Il nodo di Barberini invece, sebbene costituisca per molti una novità, è in realtà la riproposizione di un’alternativa già presente nei progetti del 2005, allora con soluzioni costruttive decisamente ardite. In realtà, la stazione della Linea D si collocherebbe sotto via Veneto, con un lungo cunicolo di collegamento fino a Barberini Linea A.

 


Interscambio tra A e D a Barberini (Studio di Fattibilità del 2005)

Tuttavia, l’entusiasmo per il “disegno” della linea deve ora fare i conti con una lunga serie di azioni preliminari che devono essere svolte prima di arrivare a qualsiasi cantiere.

L’esperienza della Linea C ha insegnato che l’imprevisto archeologico non può essere gestito “in corso d’opera”. Anzi, tutto sommato non può proprio essere considerato un “imprevisto”. L’archeologia c’è e va gestita, magari costruendoci attorno una meravigliosa stazione museo.

Come stabilito a suo tempo dall’ANAC, con la storica delibera che autorizzò la variante museale per la stazione di Porta Metronia, non è ammissibile procedere con i lavori senza una conoscenza millimetrica del sottosuolo. La prima fase operativa della Linea D dovrà quindi essere una massiccia campagna di indagini archeologiche e geologiche preventive.

Non si tratta di semplice burocrazia, ma di una strategia di derisking fondamentale per la tenuta del progetto, sotto due aspetti:

  • Certezza dei costi: sapere cosa c’è sotto i piedi permette di progettare stazioni con tecnologie costruttive adatte al contesto archeologico. Ad esempio, un’adeguata archeologia preventiva potrebbe permettere di realizzare almeno alcune stazioni con la tecnica del jet grouting, così da risparmiare centinaia di milioni di paratie profonde. Viceversa, si potrebbero identificare da subito quelle stazioni dove è inutile individuare soluzioni costruttive più economiche, che sarebbero però irrealizzabili per le conseguenze sullo strato archeologico, avendo quindi da subito chiari i costi effettivi.

  • Certezza dei tempi: Una volta ottenuti i “nulla osta” preventivi dalle Soprintendenze basati su dati reali, i cantieri potranno procedere con un cronoprogramma finalmente affidabile, con volumi di scavo “a mano” in modalità archeologica già noti dall’inizio dei lavori.

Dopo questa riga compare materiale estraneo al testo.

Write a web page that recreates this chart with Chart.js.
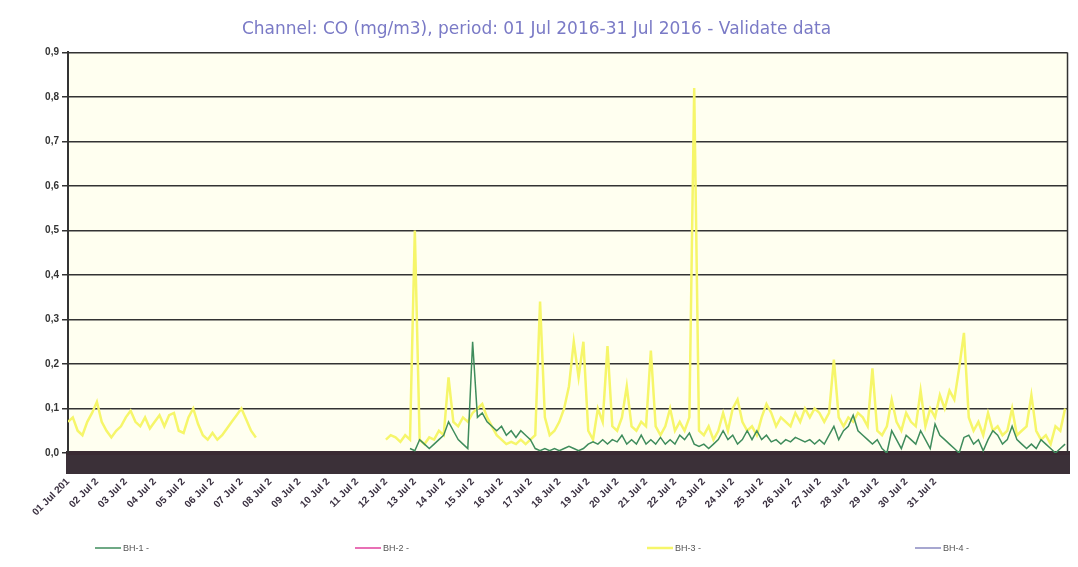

Porta Metronia, con la giurisprudenza che ne è scaturita, ha segnato uno spartiacque: l’archeologia non può più essere un ostacolo che emerge a sorpresa, ma un dato di progetto integrato fin dal primo giorno.

Le indagini preventive, a nostro parere, devono essere finanziate immediatamente dal Comune. Richiedere finanziamenti allo Stato senza svolgere preventivamente queste attività renderebbe le eventuali istanze poco credibili. Si tratta però, per 25 stazioni, di decine di milioni di euro attività e almeno due anni di esecuzione, che salgono a tre se includiamo gare e burocrazia varia.

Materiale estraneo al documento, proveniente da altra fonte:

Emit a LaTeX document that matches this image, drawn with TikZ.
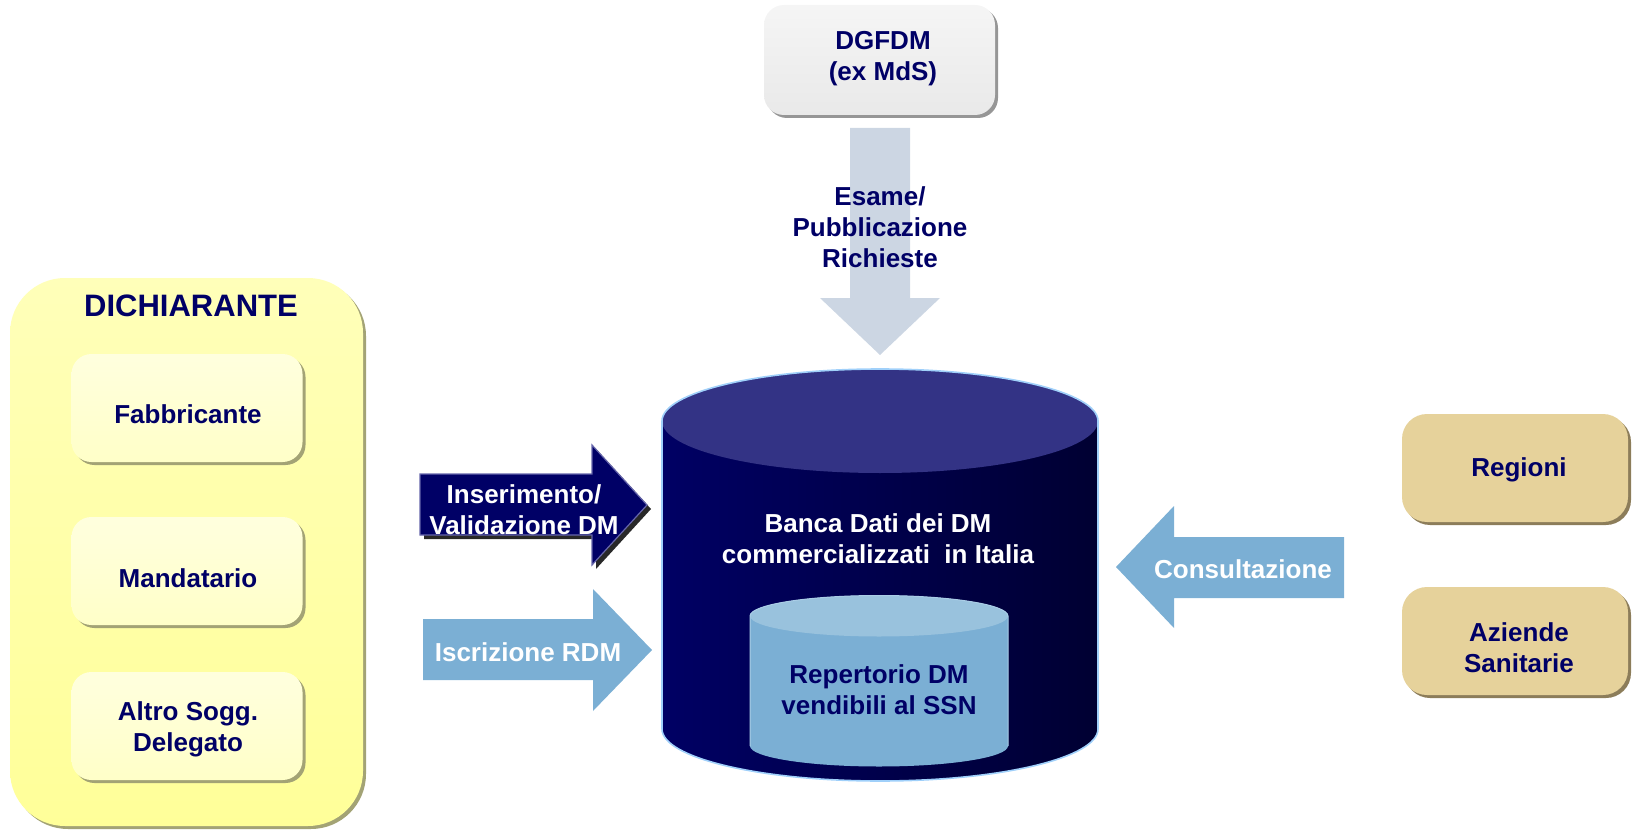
\documentclass[tikz,border=0pt]{standalone}
\usepackage{fontspec}
\setmainfont{Liberation Sans}
\usetikzlibrary{shadows}
\definecolor{navytxt}{RGB}{0,0,102}
\definecolor{yelout}{RGB}{255,255,153}
\definecolor{yeloutlt}{RGB}{255,255,185}
\definecolor{yelin}{RGB}{255,255,200}
\definecolor{yelinlt}{RGB}{255,255,222}
\definecolor{yelshadow}{RGB}{163,163,117}
\definecolor{greybox}{RGB}{233,233,233}
\definecolor{greyboxlt}{RGB}{245,245,245}
\definecolor{greyshadow}{RGB}{150,150,150}
\definecolor{arrowgrey}{RGB}{204,214,227}
\definecolor{lightblue}{RGB}{123,175,212}
\definecolor{lightbluetop}{RGB}{153,194,221}
\definecolor{lightbluerim}{RGB}{170,205,230}
\definecolor{cyltop}{RGB}{51,51,133}
\definecolor{cylleft}{RGB}{0,0,100}
\definecolor{cylright}{RGB}{0,0,50}
\definecolor{cylrim}{RGB}{160,208,250}
\definecolor{tanbox}{RGB}{230,210,155}
\definecolor{tanshadow}{RGB}{140,125,90}
\definecolor{insoutline}{RGB}{102,102,170}
\definecolor{insshadow}{RGB}{40,40,40}
\tikzset{
  lbl/.style={font=\bfseries\fontsize{26}{31}\selectfont, text=navytxt, align=center, inner sep=0pt},
  wlbl/.style={lbl, text=white},
  bigttl/.style={lbl, font=\bfseries\fontsize{31}{36}\selectfont},
  outerbox/.style={rounded corners=55pt, top color=yeloutlt, bottom color=yelout,
    drop shadow={shadow xshift=3pt, shadow yshift=-3pt, fill=yelshadow, opacity=1},
    minimum width=353pt, minimum height=548pt, inner sep=0pt},
  innerbox/.style={rounded corners=20pt, top color=yelinlt, bottom color=yelin,
    drop shadow={shadow xshift=3pt, shadow yshift=-3pt, fill=yelshadow, opacity=1},
    minimum width=231pt, minimum height=108pt, inner sep=0pt},
  greyboxst/.style={rounded corners=20pt, top color=greyboxlt, bottom color=greybox,
    drop shadow={shadow xshift=3pt, shadow yshift=-3pt, fill=greyshadow, opacity=1},
    minimum width=231pt, minimum height=110pt, inner sep=0pt},
  tanboxst/.style={rounded corners=25pt, fill=tanbox,
    drop shadow={shadow xshift=3pt, shadow yshift=-3pt, fill=tanshadow, opacity=1},
    minimum width=226pt, minimum height=108pt, inner sep=0pt},
}
\begin{document}
\begin{tikzpicture}[x=1pt,y=-1pt]
\useasboundingbox (0,0) rectangle (1634,832);

% DICHIARANTE group
\node[outerbox] (dich) at (186.5,552) {};
\node[bigttl] (dichtxt) at (191,306) {DICHIARANTE};
\node[innerbox] (fab) at (187,408) {};
\node[lbl] (fabtxt) at (188,414) {Fabbricante};
\node[innerbox] (man) at (187,571) {};
\node[lbl] (mantxt) at (188,578) {Mandatario};
\node[innerbox] (alt) at (187,726) {};
\node[lbl] (alttxt) at (188,729) {Altro Sogg.\\Delegato};

% DGFDM
\node[greyboxst] (dgf) at (879.5,60) {};
\node[lbl] (dgftxt) at (883,59) {DGFDM\\(ex MdS)};

% down arrow
\fill[arrowgrey] (850,128) -- (910,128) -- (910,298) -- (940,298) -- (880,355)
  -- (820,298) -- (850,298) -- cycle;
\node[lbl] (esame) at (880,227) {Esame/\\Pubblicazione\\Richieste};

% big cylinder
\shade[left color=cylleft, right color=cylright]
  (662,421) -- (662,729) arc[start angle=180, end angle=360, x radius=218pt, y radius=52pt]
  -- (1098,421) arc[start angle=0, end angle=180, x radius=218pt, y radius=52pt] -- cycle;
\fill[cyltop] (880,421) ellipse[x radius=218pt, y radius=52pt];
\draw[cylrim, line width=1.6pt]
  (662,729) -- (662,421) arc[start angle=180, end angle=0, x radius=218pt, y radius=52pt]
  -- (1098,729) arc[start angle=360, end angle=180, x radius=218pt, y radius=52pt];
\node[wlbl] (banca) at (878,539) {Banca Dati dei DM\\commercializzati\ \ in Italia};

% small cylinder
\fill[lightblue]
  (750,616) -- (750,746) arc[start angle=180, end angle=360, x radius=129pt, y radius=20.5pt]
  -- (1008,616) arc[start angle=0, end angle=180, x radius=129pt, y radius=20.5pt] -- cycle;
\fill[lightbluetop] (879,616) ellipse[x radius=129pt, y radius=20.5pt];
\draw[lightbluerim, line width=1pt]
  (750,746) -- (750,616) arc[start angle=180, end angle=0, x radius=129pt, y radius=20.5pt]
  -- (1008,746);
\node[lbl] (rep) at (879,690) {Repertorio DM\\vendibili al SSN};

% Inserimento arrow
\fill[insshadow] (424,478) -- (596,478) -- (596,449) -- (651,509) -- (596,569)
  -- (596,539) -- (424,539) -- cycle;
\filldraw[fill=navytxt, draw=insoutline, line width=1.2pt]
  (420,474) -- (592,474) -- (592,445) -- (647,505) -- (592,565)
  -- (592,535) -- (420,535) -- cycle;
\node[wlbl] (ins) at (524,510) {Inserimento/\\Validazione DM};

% Iscrizione arrow
\fill[lightblue] (423,619) -- (593,619) -- (593,589) -- (652,650) -- (593,711)
  -- (593,680) -- (423,680) -- cycle;
\node[wlbl] (isc) at (528,652) {Iscrizione RDM};

% Consultazione arrow
\fill[lightblue] (1344,537) -- (1174,537) -- (1174,506) -- (1116,567) -- (1174,628)
  -- (1174,598) -- (1344,598) -- cycle;
\node[wlbl] (cons) at (1243,569) {Consultazione};

% right boxes
\node[tanboxst] (reg) at (1515,468) {};
\node[lbl] (regtxt) at (1519,470) {Regioni};
\node[tanboxst] (azi) at (1515,641) {};
\node[lbl] (azitxt) at (1519,648) {Aziende\\Sanitarie};
\end{tikzpicture}
\end{document}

Una volta terminate le indagini sarà possibile redigere un Progetto di Fattibilità Tecnico-Economica solido e finanziabile.

Ma non dimentichiamoci che oltre a stazioni e gallerie, una metro è fatta anche di treni.

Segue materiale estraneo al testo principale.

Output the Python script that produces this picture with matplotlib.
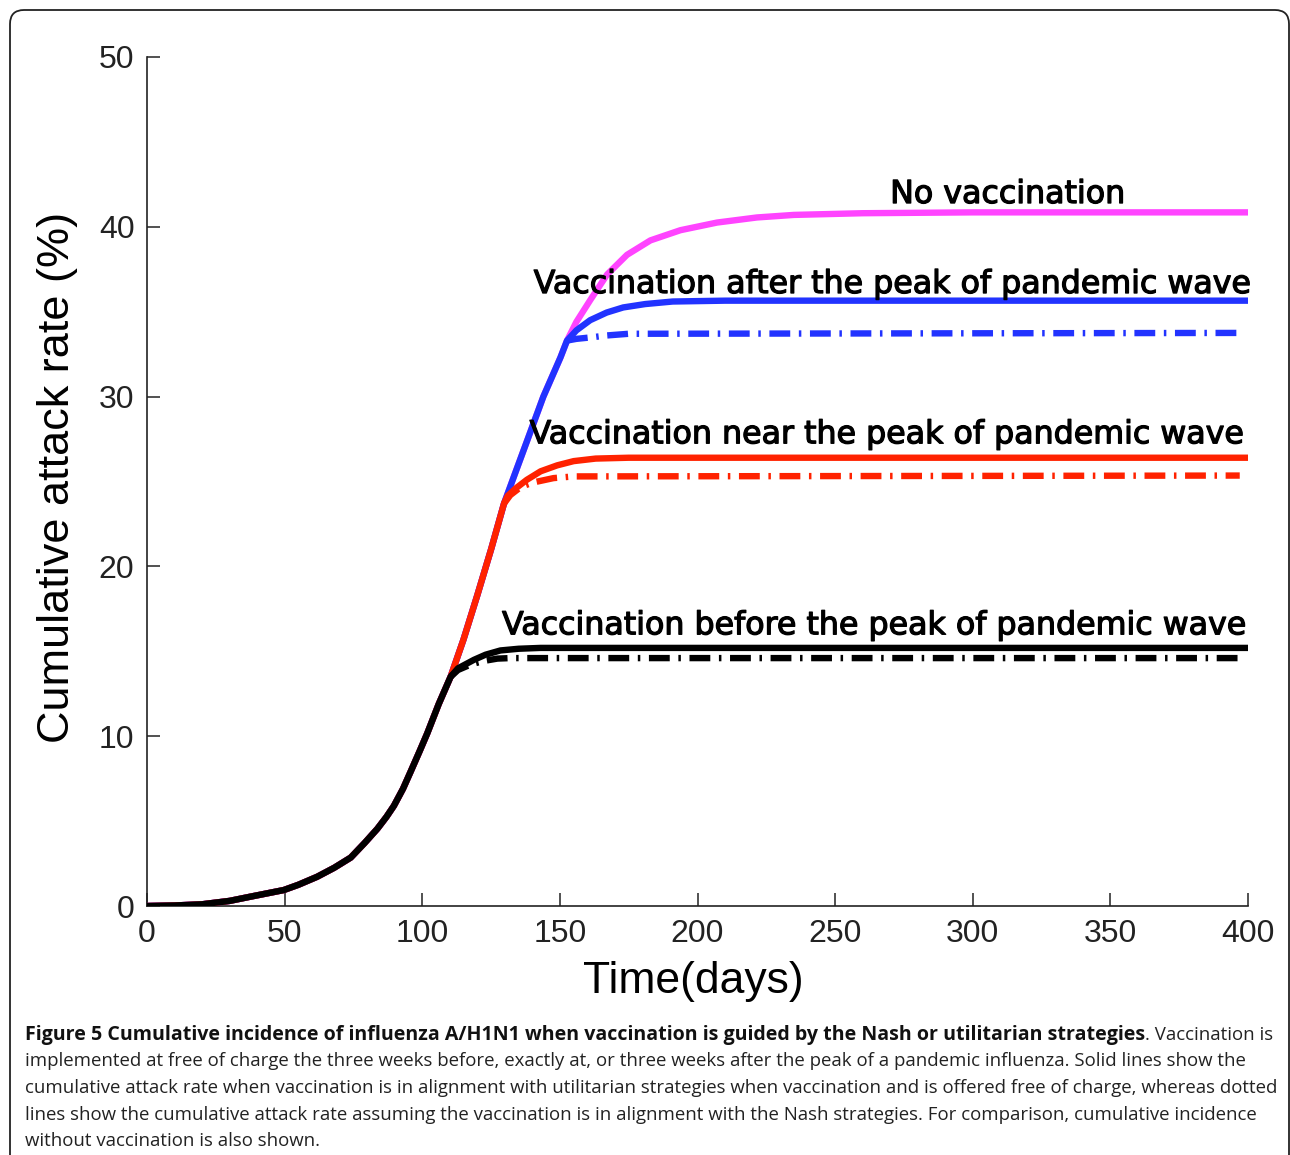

Quando si parla di una nuova metropolitana a Roma, l’istinto porta a pensare ai grandi convogli da oltre 108 metri della Linea A o della B. Tuttavia, la morfologia della Linea D, che deve “insinuarsi” nel tessuto del centro storico e tra i palazzi di zone densamente edificate come il Salario o i Colli Portuensi, impone un cambio di paradigma: passare dalla filosofia della “capacità del convoglio” a quella della “capacità del sistema”.

La Linea D, in tutte le simulazioni, è una linea che non fa più di 15 mila persone l’ora per direzione. Sono tante, ma non così tante per una metropolitana romana. Non a caso già nei progetti del 2005 la Linea D era prevista con treni più corti o eventualmente anche più “stretti” delle altre linee romane. L’idea era comunque di mantenersi su treni da 800 posti, lunghi circa 80 metri.

A nostro parere, flussi da 15 mila persone in punta possono essere gestiti tranquillamente con treni da 500 posti ogni due minuti, con possibilità di salire a 90 secondi in condizioni limite. Si tratterebbe quindi di mettere sui binari convogli non più lunghi di 50 metri. Adottare treni di questa lunghezza sarebbe un notevole risparmio, in sede di costruzione, e una scelta di buon senso, ormai consolidata anche in altre città che si trovano a realizzare linee su direttrici di domanda intermedia.

Realizzare una metropolitana con treni da 50 metri (circa la metà di un treno tradizionale) non significherebbe declassare l’opera, ma la renderebbe tecnicamente ed economicamente sostenibile.